Кроме того, в барокко, как и в рок-музыке, очень сильный и эффектный ритм. И экстремальная динамика, выражающая все те же экстремально яркие эмоции. Это влечет к барочной музыке молодежь — основную часть аудитории нашего оркестра в Европе. Когда я выступаю в качестве солиста, а не дирижера, то порой могу видеть зал. Так здорово наблюдать, как люди, сидя в креслах, двигаются, наслаждаются звуком.
— Вы любите делать полные собрания аудиозаписей: все кантаты Баха, все сочинения Букстехуде. Как вам удается обеспечить финансирование этих проектов?
— Когда мы записывали все кантаты Баха, звукозаписывающая компания приняла решение сократить расходы, и я получил письмо: «Мы любим вас, но вынуждены прекратить сотрудничество». Я пытался договориться с другими компаниями, но все крупные лейблы отказали.

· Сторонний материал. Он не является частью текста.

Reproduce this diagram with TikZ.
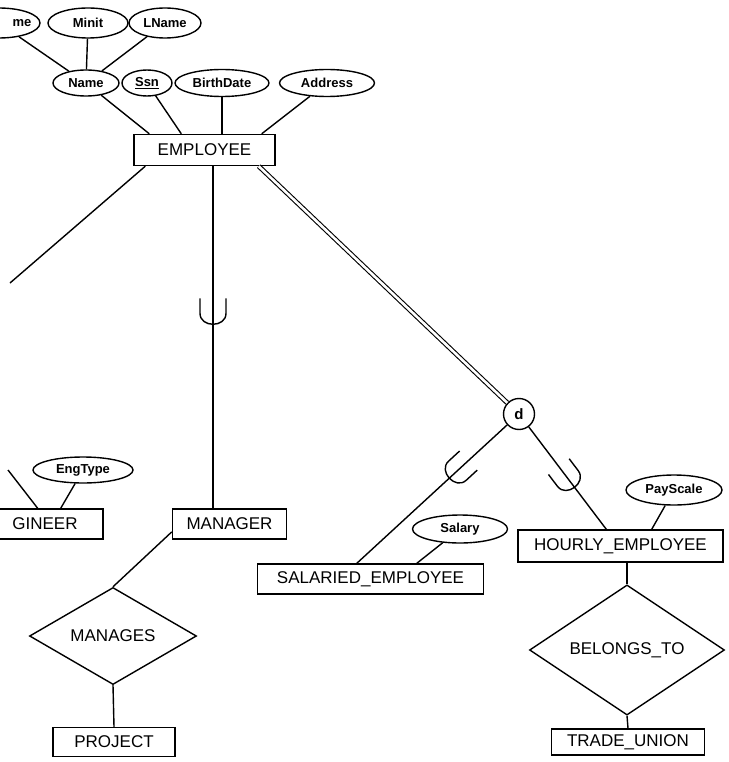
\documentclass[tikz,border=0pt]{standalone}
\usepackage{fontspec}
\setmainfont{Liberation Sans}
\usetikzlibrary{shapes.geometric,calc}
\newcommand{\ercup}[3]{%
  \path ($(#1)!#3!(#2)$) coordinate (cc)
        ($(cc)!15pt!(#1)$) coordinate (ct)
        ($(cc)!11pt!(#2)$) coordinate (cb)
        ($(cc)!13pt!90:(#1)$) coordinate (cl)
        ($(cc)!13pt!-90:(#1)$) coordinate (cr)
        ($(ct)!13pt!90:(#1)$) coordinate (ctl)
        ($(ct)!13pt!-90:(#1)$) coordinate (ctr);
  \draw (ctl) -- (cl) .. controls ($(cl)+1.33*(cb)-1.33*(cc)$) and ($(cr)+1.33*(cb)-1.33*(cc)$) .. (cr) -- (ctr);
}
\begin{document}
\begin{tikzpicture}[x=1pt,y=-1pt,line width=1.4pt,
  attr/.style={ellipse, draw, inner sep=0pt, font=\fontsize{13}{13}\selectfont\bfseries},
  attrtext/.style={inner sep=0pt, font=\fontsize{13}{13}\selectfont\bfseries},
  ent/.style={rectangle, draw, inner sep=0pt, font=\fontsize{17}{17}\selectfont},
  enttext/.style={inner sep=0pt, font=\fontsize{17}{17}\selectfont},
  rel/.style={diamond, draw, inner sep=0pt, font=\fontsize{17}{17}\selectfont},
  spec/.style={circle, draw, inner sep=0pt, minimum size=31pt, font=\fontsize{15}{15}\selectfont\bfseries},
  isa/.style={double, double distance=2.6pt, line width=1.1pt}
]
\path[fill=white] (0,0) rectangle (728,762);
\useasboundingbox (0,0) rectangle (728,762);
\clip (0,0) rectangle (728,762);

% attributes of EMPLOYEE
\node[attr, minimum width=82pt, minimum height=30pt] (fname) at (-1,23) {};
\node[attrtext] (fnametext) at (22,23) {me};
\node[attr, minimum width=80pt, minimum height=30pt] (minit) at (88,23) {Minit};
\node[attr, minimum width=72pt, minimum height=30pt] (lname) at (165,23) {LName};
\node[attr, minimum width=66pt, minimum height=26pt] (name) at (86,83) {Name};
\node[attr, minimum width=50pt, minimum height=26pt] (ssn) at (147,83) {\underline{Ssn}};
\node[attr, minimum width=94pt, minimum height=27pt] (birth) at (222,83) {BirthDate};
\node[attr, minimum width=95pt, minimum height=27pt] (address) at (327,83) {Address};

\node[ent, minimum width=141pt, minimum height=31pt] (employee) at (204.5,150) {EMPLOYEE};

% subclasses
\node[attr, minimum width=100pt, minimum height=26pt] (engtype) at (83,470) {EngType};
\node[ent, minimum width=133pt, minimum height=30pt] (engineer) at (36.5,524) {};
\node[enttext] (engtext) at (45,524) {GINEER};
\node[ent, minimum width=114pt, minimum height=30pt] (manager) at (229.5,524) {MANAGER};

\node[spec] (d) at (519,414) {d};

\node[attr, minimum width=95pt, minimum height=28pt] (salary) at (460,529) {Salary};
\node[ent, minimum width=226pt, minimum height=30pt] (salaried) at (370.5,579) {SALARIED\_EMPLOYEE};
\node[attr, minimum width=96pt, minimum height=30pt] (payscale) at (674,490) {PayScale};
\node[ent, minimum width=205pt, minimum height=32pt] (hourly) at (620.5,546) {HOURLY\_EMPLOYEE};

\node[rel, minimum width=167pt, minimum height=74pt] (manages) at (113,636) {MANAGES};
\node[ent, minimum width=122pt, minimum height=29pt] (project) at (114,742) {PROJECT};
\node[rel, minimum width=195pt, minimum height=100pt] (belongs) at (627,650) {BELONGS\_TO};
\node[ent, minimum width=153pt, minimum height=26pt] (union) at (628,742) {TRADE\_UNION};

% free ends
\coordinate (leftend) at (10,283);
\coordinate (engleft) at (8,470);
\coordinate (mx) at (213,0);

% attribute connectors
\draw (fname) -- (name);
\draw (minit) -- (name);
\draw (lname) -- (name);
\draw (name) -- ([xshift=16pt]employee.north west);
\draw (ssn) -- ([xshift=48pt]employee.north west);
\draw (birth) -- (birth |- employee.north);
\draw (address) -- ([xshift=-14pt]employee.north east);

% EMPLOYEE connectors
\draw ([xshift=12pt]employee.south west) -- (leftend);
\coordinate (mtop) at (employee.south -| mx);
\coordinate (mbot) at (manager.north -| mx);
\draw (mtop) -- (mbot);
\ercup{mtop}{mbot}{0.43}
\draw[isa] ([xshift=-17pt]employee.south east) -- (d);

% engineer
\draw (engleft) -- ([xshift=-66pt]engineer.north east);
\draw (engtype) -- ([xshift=-43pt]engineer.north east);

% specialization d
\coordinate (s1) at ([xshift=100pt]salaried.north west);
\coordinate (h1) at ([xshift=89pt]hourly.north west);
\draw (d) -- (s1);
\draw (d) -- (h1);
\ercup{d}{s1}{0.38}
\ercup{d}{h1}{0.56}
\draw (salary) -- ([xshift=160pt]salaried.north west);
\draw (payscale) -- ([xshift=-72pt]hourly.north east);

% relationships
\draw ($(manager.west)!0.5!(manager.south west)$) -- (manages.north);
\draw (manages.south) -- (project.north);
\draw (belongs.north) -- (belongs.north |- hourly.south);
\draw (belongs.south) -- (union.north);
\end{tikzpicture}
\end{document}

Сольный диск — пожалуйста, а 66 дисков с кантатами — невозможно. Мне даже пришлось основать собственный лейбл.
— Вы не просили помощи у государства?
— В Голландии сейчас ужасная ситуация с поддержкой культуры. Наше нынешнее правительство ею не интересуется. Многим оркестрам вдвое сократили субсидию, другим вообще отменили. Несколько коллективов были вынуждены закрыться. Сейчас мой оркестр работает без какой-либо поддержки государства. Выживаем как можем. Вот, например, специальный фонд дал нам деньги на поездку в Россию. Конечно, я понимаю — кризис продолжается, но я не уверен, что он действительно так страшен в Голландии. Мне кажется, страна не в таком уж плохом положении.
— Вы много работали с оркестром Консертгебау, который принято считать лучшим в мире. В чем его превосходство?

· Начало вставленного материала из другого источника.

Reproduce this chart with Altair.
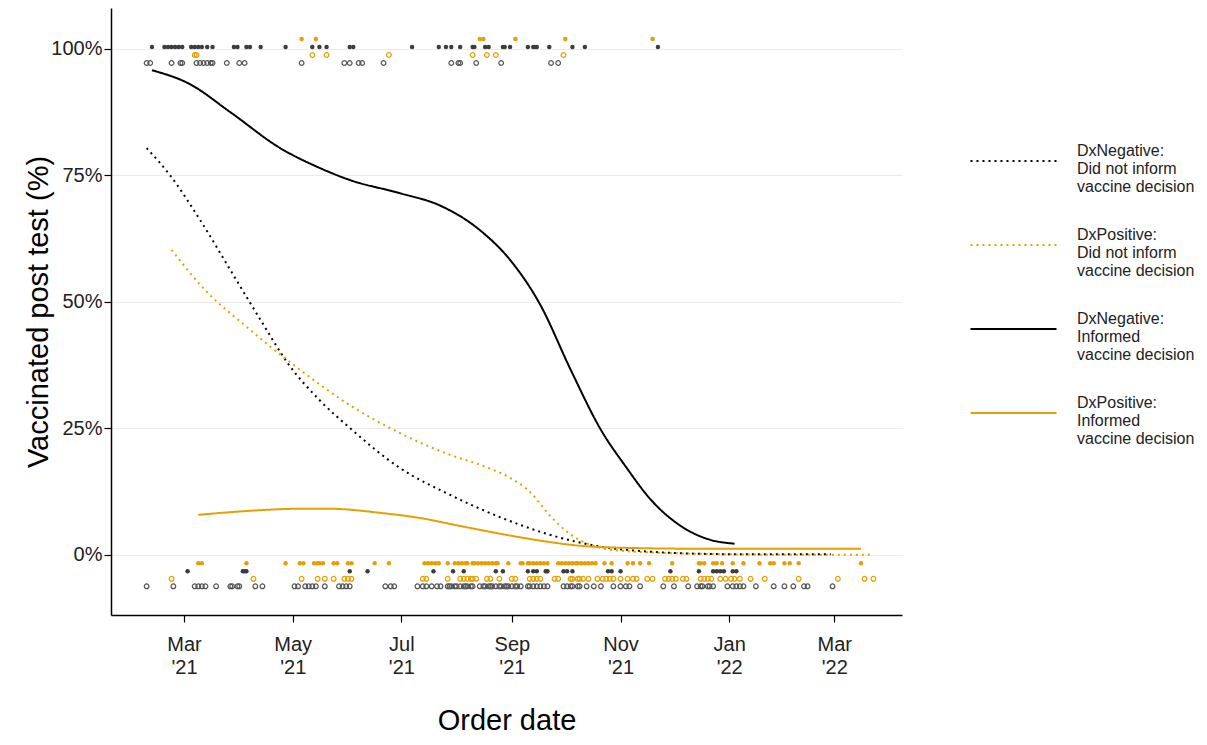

— Каждый год за первое место в рейтингах борются одни и те же четыре-пять оркестров. Я работал со всеми ими, но могу сказать, что Консертгебау особенный. Когда речь идет о барочной музыке, им ничего не нужно объяснять. Возможно, потому, что до меня с ними работал великолепный барочный дирижер Николаус Арнонкур. С Венским филармоническим, Бостонским, Чикагским — не так, у них меньше опыта. А Консертгебау умеет переключаться с одного музыкального языка на другой.

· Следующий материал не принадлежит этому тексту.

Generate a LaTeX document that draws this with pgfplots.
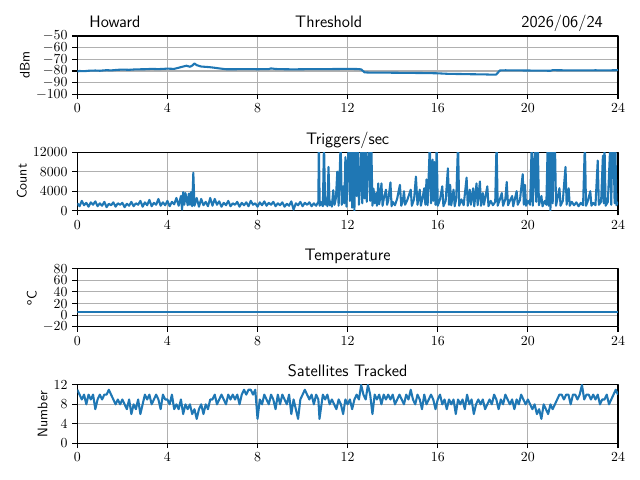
\documentclass[border=0pt]{standalone}
\usepackage{pgfplots}
\pgfplotsset{compat=1.18}
\definecolor{mplblue}{HTML}{1F77B4}
\definecolor{mplgrid}{HTML}{B0B0B0}
\pgfplotsset{
  myax/.style={
    scale only axis,
    width=5.407in, height=0.583in,
    anchor=south west,
    xmin=0, xmax=24,
    xtick={0,4,8,12,16,20,24},
    grid=major,
    grid style={color=mplgrid, line width=0.8pt},
    axis line style={line width=0.8pt},
    every tick/.style={black, line width=0.8pt},
    tick align=outside,
    tick pos=left,
    major tick length=3.5pt,
    scaled y ticks=false,
    /pgf/number format/set thousands separator={},
    title style={font=\sffamily\large, at={(0.5,1)}, anchor=base, yshift=-0.2pt},
    ylabel style={font=\sffamily, inner sep=1pt},
    clip mode=individual,
    line join=round,
  },
  myline/.style={color=mplblue, line width=1.5pt, mark=none, line join=round},
}
\begin{document}
\begin{tikzpicture}
\path[use as bounding box] (0,0) rectangle (6.4in,4.8in);

% ---------- Threshold ----------
\begin{axis}[myax, at={(0.773in,3.857in)},
  ymin=-100, ymax=-50, ytick={-100,-90,-80,-70,-60,-50},
  ylabel={dBm}]
\addplot[myline] coordinates {
(0.00,-80.4) (0.1,-80.0) (0.3,-80.2) (0.5,-79.8) (0.8,-79.6) (1.0,-79.8)
(1.3,-79.3) (1.5,-79.5) (1.8,-79.0) (2.0,-78.8) (2.3,-79.0) (2.6,-78.6)
(3.0,-78.5) (3.3,-78.2) (3.6,-78.4) (4.0,-78.0) (4.3,-78.2) (4.5,-77.2)
(4.7,-76.2) (4.85,-75.5) (5.0,-76.4) (5.1,-75.4) (5.2,-73.6) (5.3,-75.0)
(5.5,-76.2) (5.8,-76.6) (6.0,-77.0) (6.3,-77.8) (6.6,-78.5) (7.0,-78.5)
(7.5,-78.4) (8.0,-78.5) (8.5,-78.4) (8.6,-77.8) (8.8,-78.3) (9.2,-78.5)
(9.6,-78.6) (10.0,-78.5) (10.5,-78.4) (11.0,-78.4) (11.5,-78.3) (12.0,-78.2)
(12.4,-78.3) (12.6,-78.6) (12.75,-81.2) (13.0,-81.4) (13.5,-81.4) (14.0,-81.5)
(14.5,-81.6) (15.0,-81.7) (15.5,-81.8) (16.0,-82.0) (16.5,-82.5) (17.0,-82.6)
(17.5,-82.8) (18.0,-82.9) (18.5,-83.2) (18.6,-83.0) (18.75,-79.6) (19.0,-79.4)
(19.5,-79.5) (20.0,-79.6) (20.5,-79.7) (21.0,-79.8) (21.1,-79.3) (21.5,-79.4)
(22.0,-79.5) (22.5,-79.5) (23.0,-79.4) (23.5,-79.5) (24.0,-79.3)
};
\node[font=\sffamily\large, anchor=base west, inner sep=0pt] at (rel axis cs:0,1) [xshift=8.6pt, yshift=5.8pt] {Howard};
\node[font=\sffamily\large, anchor=base, inner sep=0pt] at (rel axis cs:0.465,1) [yshift=5.8pt] {Threshold};
\node[font=\sffamily\large, anchor=base east, inner sep=0pt] at (rel axis cs:1,1) [xshift=-10.8pt, yshift=5.8pt] {2026/06/24};
\end{axis}

% ---------- Triggers ----------
\begin{axis}[myax, at={(0.773in,2.694in)},
  ymin=0, ymax=12000, ytick={0,4000,8000,12000},
  ylabel={Count}, title={Triggers/sec}]
\addplot[myline] coordinates {
(0.0,1500) (0.1,900) (0.2,2000) (0.3,1100) (0.4,1600) (0.5,800) (0.6,1700) (0.7,1200) (0.8,1900) (0.9,900)
(1.0,1500) (1.1,1000) (1.2,1800) (1.3,700) (1.4,1400) (1.5,1100) (1.6,1700) (1.7,800) (1.8,1500) (1.9,1200)
(2.0,1600) (2.1,700) (2.2,1400) (2.3,1000) (2.4,1800) (2.5,900) (2.6,1500) (2.7,1200) (2.8,2000) (2.9,800)
(3.0,1700) (3.1,1100) (3.2,2200) (3.3,900) (3.4,1600) (3.5,1200) (3.6,2400) (3.7,1000) (3.8,1700) (3.9,1100)
(4.0,2000) (4.1,900) (4.2,1800) (4.3,1300) (4.4,2600) (4.5,1000) (4.6,3000) (4.65,200) (4.7,3800) (4.75,1200)
(4.8,3600) (4.9,1100) (4.95,3500) (5.0,1200) (5.05,3800) (5.1,900) (5.15,7800) (5.2,1000) (5.3,2600) (5.4,800)
(5.5,2400) (5.6,1100) (5.7,1800) (5.8,900) (5.9,2600) (6.0,1000) (6.1,2400) (6.2,1200) (6.3,1900) (6.4,800)
(6.5,1600) (6.6,1100) (6.7,2000) (6.8,900) (6.9,1500) (7.0,1200) (7.1,1800) (7.2,800) (7.3,1600) (7.4,1100)
(7.5,1700) (7.6,900) (7.7,2000) (7.8,1200) (7.9,1500) (8.0,800) (8.1,1700) (8.2,1100) (8.3,1900) (8.4,1000)
(8.5,1600) (8.6,1200) (8.7,1800) (8.8,900) (8.9,1500) (9.0,1100) (9.1,1700) (9.2,800) (9.3,1400) (9.4,1000)
(9.5,1900) (9.6,200) (9.7,1500) (9.8,1100) (9.9,1800) (10.0,900) (10.1,1600) (10.2,1200) (10.3,1700) (10.4,900)
(10.5,1500) (10.6,1000) (10.7,1800)
(10.72,14000) (10.76,1000) (10.8,1800) (10.9,900) (10.95,14000) (11.0,1200) (11.05,2500) (11.1,900)
(11.15,9000) (11.2,1100) (11.25,1800) (11.3,800) (11.36,4200) (11.42,1200) (11.48,2600) (11.54,8000)
(11.6,1000) (11.69,14000) (11.74,1200) (11.8,5000) (11.85,1500) (11.9,11000) (11.95,800) (12.0,9000)
(12.05,14000) (12.1,2000) (12.15,14000) (12.2,600) (12.25,14000) (12.3,0) (12.35,14000) (12.4,3000)
(12.45,14000) (12.5,1200) (12.55,5000) (12.6,14000) (12.65,1500) (12.7,14000) (12.75,2500) (12.8,14000)
(12.85,1800) (12.9,10000) (12.95,14000) (13.0,2000) (13.05,14000) (13.1,1000) (13.15,4500) (13.2,1500)
(13.26,3600) (13.3,1000) (13.36,5600) (13.4,1300) (13.45,2800) (13.5,5600) (13.55,1000) (13.6,2300)
(13.7,4300) (13.75,1200) (13.8,2000) (13.9,5800) (13.95,900) (14.0,1800) (14.1,1100) (14.2,2500)
(14.32,5300) (14.38,1000) (14.45,2000) (14.5,4000) (14.55,1200) (14.65,2200) (14.8,4300) (14.85,1000)
(14.95,2400) (15.03,7000) (15.1,1200) (15.2,4300) (15.25,1000) (15.32,2500) (15.4,4600) (15.45,1200)
(15.5,6400) (15.55,1100) (15.65,14000) (15.7,1500) (15.77,10500) (15.8,2000) (15.85,10000) (15.9,1200)
(15.95,14000) (16.0,1000) (16.1,2300) (16.2,5000) (16.25,900) (16.35,2000) (16.45,8700) (16.5,1200)
(16.55,5300) (16.6,1100) (16.7,4300) (16.75,900) (16.82,2400) (16.9,14000) (16.95,1000) (17.05,2300)
(17.15,1100) (17.28,6800) (17.33,1000) (17.42,4300) (17.47,1200) (17.57,4600) (17.62,900) (17.72,5600)
(17.77,1100) (17.87,6000) (17.92,1000) (18.0,3600) (18.05,1200) (18.2,5000) (18.25,900) (18.35,2000)
(18.45,1100) (18.55,1800) (18.61,14000) (18.66,1000) (18.75,2200) (18.84,3600) (18.9,1000) (19.0,2400)
(19.06,5900) (19.12,1100) (19.2,2000) (19.3,3000) (19.35,900) (19.5,4000) (19.55,1200) (19.65,2200)
(19.77,7500) (19.82,1200) (19.87,5300) (19.92,1000) (20.0,2000) (20.1,1200) (20.17,14000) (20.22,1000)
(20.32,14000) (20.37,1800) (20.44,14000) (20.49,1100) (20.6,3000) (20.65,900) (20.75,2000) (20.82,1200)
(20.88,14000) (20.92,1000) (20.95,14000) (21.0,0) (21.05,14000) (21.1,1500) (21.15,11000) (21.2,14000)
(21.25,1000) (21.3,2200) (21.4,4600) (21.45,1000) (21.55,2000) (21.67,9000) (21.72,1200) (21.81,4600)
(21.86,1000) (21.95,1800) (22.05,1100) (22.15,1700) (22.25,900) (22.35,1600) (22.45,1100) (22.53,14000)
(22.58,1000) (22.65,1800) (22.77,4000) (22.82,1000) (22.9,1600) (23.0,1100) (23.1,10300) (23.15,1200)
(23.25,1800) (23.33,11300) (23.37,1500) (23.4,14000) (23.45,1000) (23.55,1800) (23.66,14000) (23.7,1200)
(23.75,14000) (23.8,14000) (23.85,1500) (23.88,14000) (23.93,1100) (24.0,1800)
};
\end{axis}

% ---------- Temperature ----------
\begin{axis}[myax, at={(0.773in,1.531in)},
  ymin=-20, ymax=80, ytick={-20,0,20,40,60,80},
  ylabel={\textsuperscript{o}C}, title={Temperature}]
\addplot[myline] coordinates {
(0,6) (4,6) (8,6) (12,6) (16,6) (20,6) (24,6)
};
\end{axis}

% ---------- Satellites ----------
\begin{axis}[myax, at={(0.773in,0.368in)},
  ymin=0, ymax=12, ytick={0,4,8,12},
  ylabel={Number}, title={Satellites Tracked}]
\addplot[myline] coordinates {
(0.0,11) (0.1,10) (0.2,9) (0.3,10) (0.4,8) (0.5,10) (0.6,9) (0.7,10) (0.8,7) (0.9,9)
(1.0,10) (1.1,9) (1.2,10) (1.3,10) (1.4,11) (1.5,10) (1.6,9) (1.7,8) (1.8,9) (1.9,8)
(2.0,9) (2.1,8) (2.2,7) (2.3,9) (2.4,6) (2.5,8) (2.6,7) (2.7,9) (2.8,6) (2.9,8)
(3.0,10) (3.1,9) (3.2,10) (3.3,8) (3.4,9) (3.5,10) (3.6,9) (3.7,7) (3.8,10) (3.9,9)
(4.0,9) (4.1,8) (4.2,10) (4.3,7) (4.4,8) (4.5,7) (4.6,9) (4.7,6) (4.8,8) (4.9,7)
(5.0,8) (5.1,6) (5.2,7) (5.3,5) (5.4,7) (5.5,8) (5.6,6) (5.7,8) (5.8,7) (5.9,9)
(6.0,9) (6.1,10) (6.2,8) (6.3,9) (6.4,10) (6.5,9) (6.6,8) (6.7,10) (6.8,9) (6.9,10)
(7.0,9) (7.1,10) (7.2,8) (7.3,10) (7.4,11) (7.5,10) (7.6,11) (7.7,11) (7.8,10) (7.9,11)
(8.0,5) (8.1,9) (8.2,8) (8.3,10) (8.4,9) (8.5,8) (8.6,10) (8.7,9) (8.8,7) (8.9,10)
(9.0,8) (9.1,10) (9.2,9) (9.3,8) (9.4,10) (9.5,6) (9.6,9) (9.7,7) (9.8,5) (9.9,9)
(10.0,10) (10.1,11) (10.2,10) (10.3,9) (10.4,10) (10.5,8) (10.6,10) (10.7,9) (10.75,5) (10.9,10)
(11.0,9) (11.1,10) (11.2,8) (11.3,9) (11.4,8) (11.5,7) (11.6,9) (11.7,8) (11.8,6) (11.9,9)
(12.0,8) (12.1,9) (12.2,7) (12.3,9) (12.4,10) (12.5,9) (12.6,12) (12.7,10) (12.8,9) (12.9,12)
(13.0,10) (13.1,6) (13.2,10) (13.3,9) (13.4,10) (13.5,8) (13.6,10) (13.7,9) (13.8,10) (13.9,9)
(14.0,10) (14.1,8) (14.2,9) (14.3,10) (14.4,9) (14.5,8) (14.6,10) (14.7,9) (14.8,11) (14.9,9)
(15.0,8) (15.1,10) (15.2,9) (15.3,7) (15.4,10) (15.5,8) (15.6,9) (15.7,10) (15.8,9) (15.9,7)
(16.0,9) (16.1,10) (16.2,8) (16.3,9) (16.4,7) (16.5,9) (16.6,8) (16.7,9) (16.8,6) (16.9,9)
(17.0,8) (17.1,9) (17.2,7) (17.3,10) (17.4,8) (17.5,9) (17.6,6) (17.7,8) (17.8,9) (17.9,8)
(18.0,9) (18.1,7) (18.2,8) (18.3,9) (18.4,8) (18.5,10) (18.6,9) (18.7,7) (18.8,9) (18.9,8)
(19.0,10) (19.1,9) (19.2,8) (19.3,9) (19.4,7) (19.5,9) (19.6,8) (19.7,10) (19.8,9) (19.9,8)
(20.0,9) (20.1,8) (20.2,7) (20.3,8) (20.4,6) (20.5,7) (20.6,5) (20.7,8) (20.8,7) (20.9,6)
(21.0,8) (21.1,7) (21.2,8) (21.3,9) (21.4,10) (21.5,10) (21.6,9) (21.7,10) (21.8,10) (21.9,8)
(22.0,10) (22.1,10) (22.2,9) (22.3,10) (22.4,12) (22.5,9) (22.6,10) (22.7,10) (22.8,9) (22.9,10)
(23.0,9) (23.1,10) (23.2,8) (23.3,9) (23.4,9) (23.5,10) (23.6,8) (23.7,9) (23.8,10) (23.9,11)
(24.0,10)
};
\end{axis}
\end{tikzpicture}
\end{document}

— То есть они могут играть как аутентичный барочный оркестр?
— Да, если вы их об этом попросите.
— Но они же не меняют инструменты на старинные?
— Нет, играют на своих. Дело ведь не только в жильных струнах и барочных смычках, дело в особой динамике и артикуляции старинной музыки. Честно говоря, работая с современными оркестрами и рассказывая им про аутентичное исполнительство, я получаю даже больше радости, чем от репетиций с профессиональными аутентистами.
— У России и Голландии мощные экономические связи, но едва ли не противоположные общественные парадигмы. Почему между западными и восточными европейцами существует такая гигантская разница?
— Это связано и с географией (Нидерланды в десятки раз меньше России), и с историей. В течение многих веков Голландия была открытой страной. К примеру, у нас никогда не было еврейских гетто. Мы привыкли к сосуществованию разных мнений. Голландские философы делали ярые выпады против Церкви, и их не наказывали. Такие у нас традиции свободы.
— Что вы думаете по поводу ареста активистов Greenpeace в России?
— Я очень открытый к чужим мнениям человек, но этого я не могу понять. Мы же все знаем, что такое Greenpeace и какие цели он преследует. В Голландии с ними обошлись бы гуманнее.
— Вы создали ваш оркестр в 1979 году и с тех пор бессменно управляете им. Как вы считаете, должна ли быть демократия и сменяемость власти в оркестре?
— Демократия прекрасна, но если у вас в оркестре будет 20 разных мнений, вы не сможете работать. Все идеи, так или иначе, исходят от дирижера, и оркестранты должны выполнять его указания. Но ничто не мешает дирижеру быть милым, дружественным лидером. Я стараюсь делать музыку вместе с оркестрантами, потому и сам часто сажусь за клавесин. Всегда говорю: давайте музицировать совместно, ведь так мы можем достичь большего, чем каждый из нас в отдельности.